But regard that I am not one of these wealthy snobs with big money. Despite my fairly large collection I can only spend roughly about 40 to 60€ per month for my instruments, thus do not attempt to sell very expensive things to me - shipping of large or heavy objects from outside Germany can be expensive too. I am also not interested in buying technically identical instruments.
warning: Never attempt to e-mail me anything big (scanned manuals etc.) without prior asking; my modem is slow and my e-mail account has a low quota and will crash, thus I can not easily receive e-mails bigger than a few 100KB.
I am searching for the historical PC connection software (DOS drivers?) that came with or was sold for the Antonelli 2381 and Antonelli 2495 keyboard. Does anybody has this software (original or copy) or the special cable or at least some info about these?
sequencer memory expansion for Casio KX-101 (not so important).
I am also still looking for any Casio ROM-Packs with songs I don't own yet, because they rarely appear separately on eBay, and I don't want to buy any duplicate keyboards for this. See here which ROM-Packs I already own. Especially I am interested in the old ones with each over 10 songs. Due to shipping cost I would prefer to buy also a lot of multiple ROM- Packs at once when the price is ok.
The Texas Instruments - Magic Wand is a barcode pen operated speech synthesizer toy with great robot voice. Has anybody additional barcodes for it. (I yet only own the book "Mac's Big Surprise".)
I am also interested in Yamaha PlayCards I don't own yet. See here which cards I already have.
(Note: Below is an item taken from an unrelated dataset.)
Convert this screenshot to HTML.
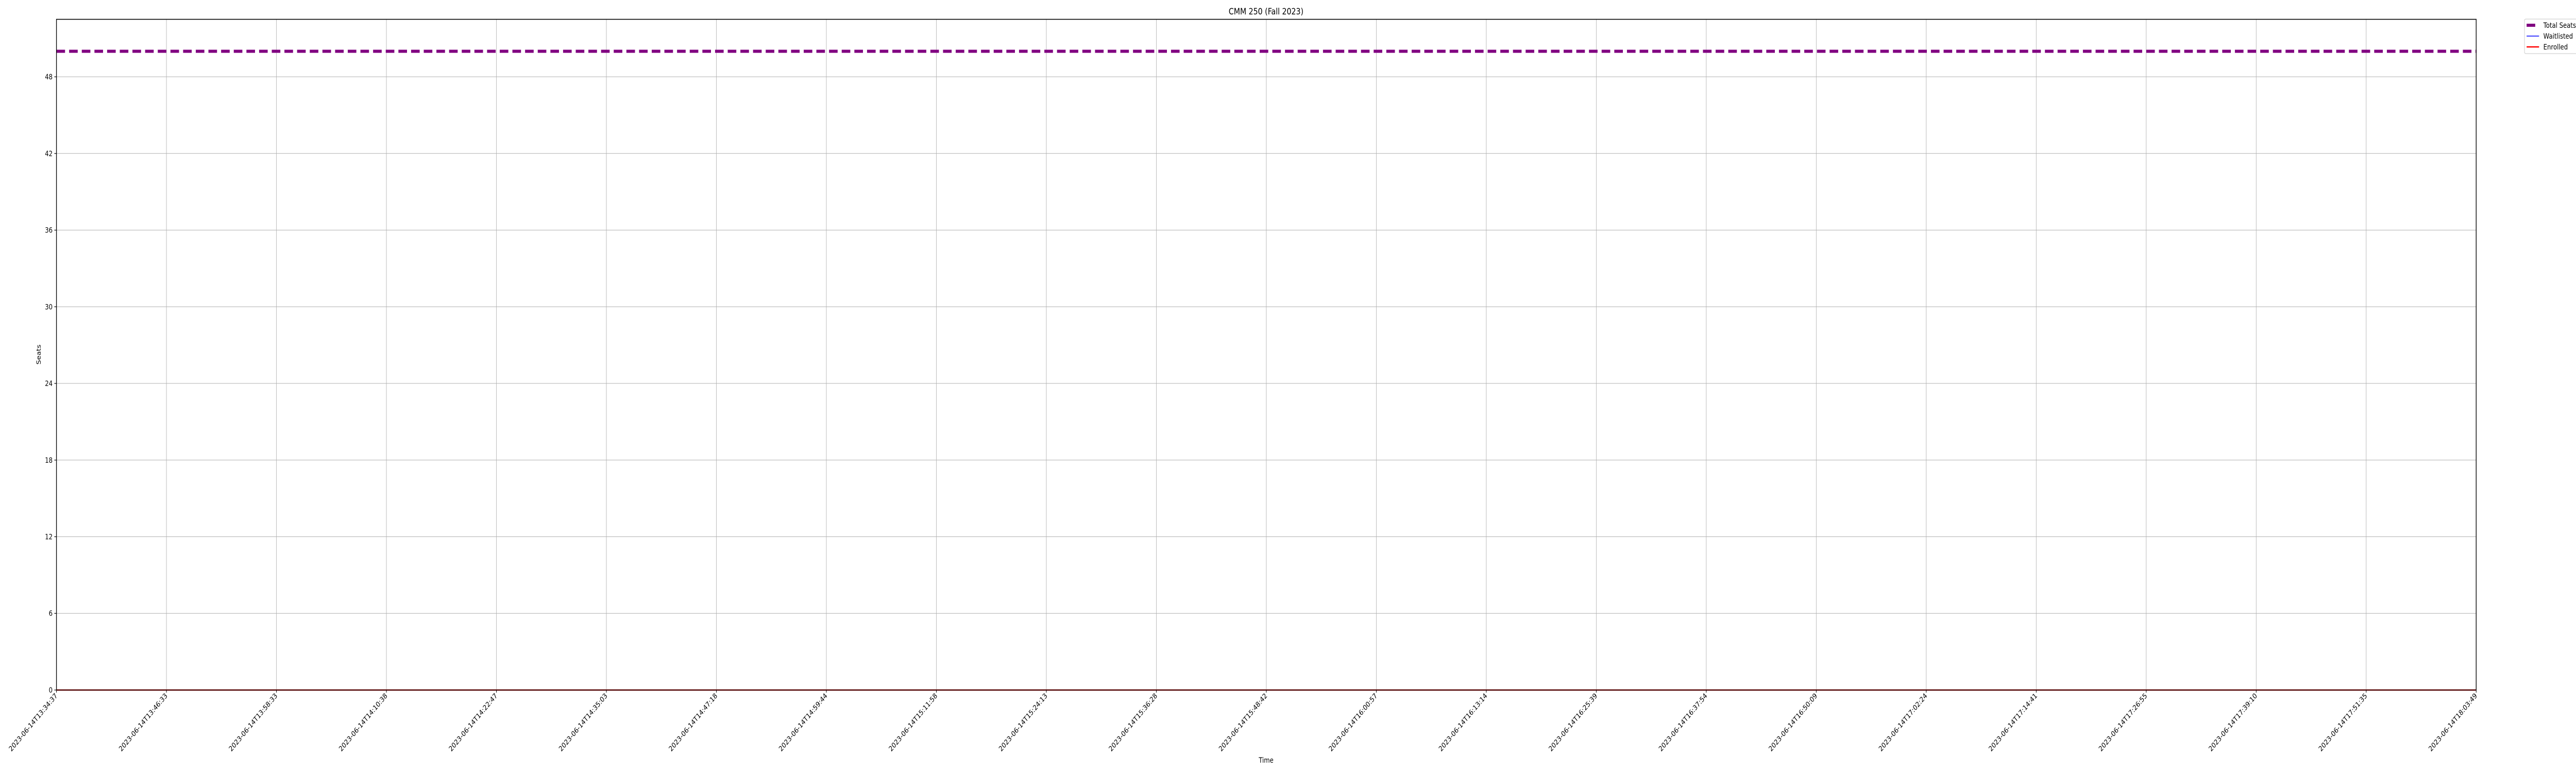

Has the Casio KX-101 still hidden features I don't know?
Has anybody additional Casio barcode musics I don't own yet? See here which songs I already have.
these are older keyboards made by Yongmei/ Meisheng (often with different brand label) those still have the transistor tooter case style with multiple slide switches but already digital sound and rhythm hardware inside. (For more info see here.)
From my early childhood I remember that in the computer department of a German Horten shopping center (called the "Horten Computer- Center") in the Commodore C64 era there was a TV set with an advertisement video running in a loop, which explained the features of a Casiokeyboard boombox and especially mentioned the sequencer with magnetic tape saving. But the strange thing is that I remember the case design very different from my Casio KX-101. I definitely remember that it had a row of key lighting LEDs above the keys, and I think it had only 32 (slightly bigger?) keys without chord buttons (much like Casio PT-82) and the keyboard could be flipped in a 90° angle forward to play on it without laying the entire boombox on its back. I also remember that it had a grey front panel divided into horizontal sections with likely 3 knobs in a row (each about ø2cm) and the outer case sides were likely red. All corners and edges were slightly rounded and I think that the detachable speaker boxes had a silver or grey sheet metal grill with rounded corners and no visible tweeter. Also the cassette door was rather grey with rounded corners. I possibly also saw this thing in a Karstadt shopping center. Does anybody remember this boombox, or did I really daydream so badly???
Another mysterious keyboard boombox was made by Elite or Elta; in mid of 1990th I saw a single specimen of it about 2 or 3 times on flea markets in the city Buxtehude; it was still in its (quite worn) original box., but I didn't buy it because I didn't care that much about strange keyboards at that time and had no space left in the single room where I lived. But I am absolutely sure that I saw this one and that it was definitely no Casio KX-101; it had a white rectangular case with detachable speakers, likely a black control panel with silver knobs, black speaker grills and also a by 90° flippable mini keyboard at its lower case rim. The keyboard was rather a simple toy with only 2 or 3 sounds and very few rhythms (possibly based on the same hardware class like the Fix und Foxi Musik Band, or the Creatoy keyboard), and I think the keys were in standard white and black colour, even shorter than with KX-101 and likely only about 2 octaves. Also the case was smaller than my KX-101. To me at that time it looked like a cheap knockoff of the strange Casio boombox I saw in my childhood. Does anybody know what it was?